After two very fun years of sexy people growing fur and pouncing, I'm proud to say I'm describing the third and final season of Bitten, airing on Space on Canada. With the terrific support of creator and showrunner Daegan Fryklind, I've been following the travails of Elena Michaels (Laura Vandervoort) as she's gone from ordinary aspiring photographer to butt-kicking werewolf pack member. This season finds her making a shocking discovery about her family as she becomes a larger part of determining her new family's future. Tune in for the described video from Space Fridays at 10pm eastern, starting February 12!
It's been a special challenge producing description for the horror film Farhope Tower. The Canadian feature follows a team of ghost hunters going for their big break of a reality tv series by exploring a notorious abandoned building known for multiple suicides. Much of the threat can't be seen even by the sighted, except for unexplained movement in the building and some of the disturbing behaviour of the visitors. But boy, can it be heard. Some great sound design ups the creepiness factor and helped me translate the terror. Watch out for this movie turning up on cable and streaming channels in the future.
It was fun and more than a little challenging to work on the last few episodes of the sixth season of Survivorman for Outdoor Life Network (OLN). I've been describing Les Stroud's exploits for a while now - going back to his "10 Days" shows in Norway and Tiburon - so it was great to get back into the combination of explaining some of the clever tactics he uses to survive (like starting fires without matches and finding uses for simple things he can carry), trying to evoke the beauty and savagery of the nature around him, and just backing off and letting him describe things in his own inimitable way. Though, frankly, I could've done without a scene which involved him taking care of a bad fingernail injury. *shudder* :-) Catch his episodes in India, the Transylvanian Alps, Oregon and Tonga Wednesday nights in Canada on OLN.

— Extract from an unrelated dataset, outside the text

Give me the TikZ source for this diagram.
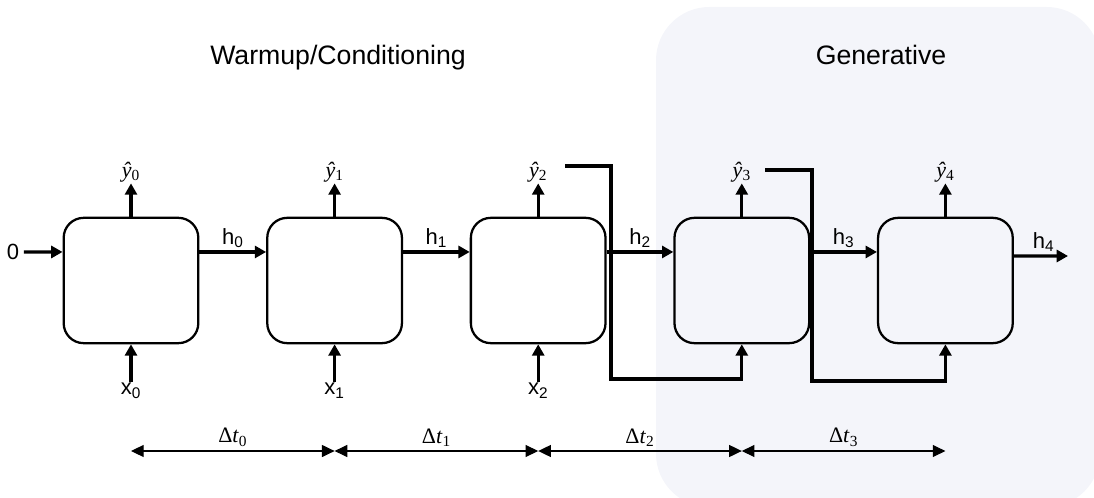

I was proud to work on Described Video for the first two episodes of the English version of the new series Blood and Water for the Omni stations in Canada. It's a crime drama with some notable differences from the norm. Taking place in Vancouver, which has a huge Chinese population, the lead detective is a strong woman of Chinese descent, who must uncover the secrets of a powerful Chinese family when one of their own is found dead. At the same time, she must deal with a devastating cancer diagnosis. As if this wasn't enough to set the show apart, it's also done in three languages (English, Mandarin and Cantonese - so obviously I got to do a fair bit of reading subtitles) and each episode is a half-hour - which is great for anyone whose tv schedules may be straining with all the good stuff out there. It's a fascinating, challenging piece of work, and I really hope it finds an audience.
It's been great to work on a new series for CMT Canada which has definitely involved describing things I've never described before. How many different ways can you describe clouds? Fortunately, the stars of the show Tornado Hunters do a lot of the work for me. Three guys drive their cool truck around North America searching for spectacular tornados and other extreme weather events, and they don't hesitate to explain what there is about a set of clouds that gets their juices flowing. They have other adventures along the way (exploring swamps, parasailing. mudding, even getting married) with plenty of bickering and jokes. So ride along Sunday nights at 9pm eastern on CMT Canada.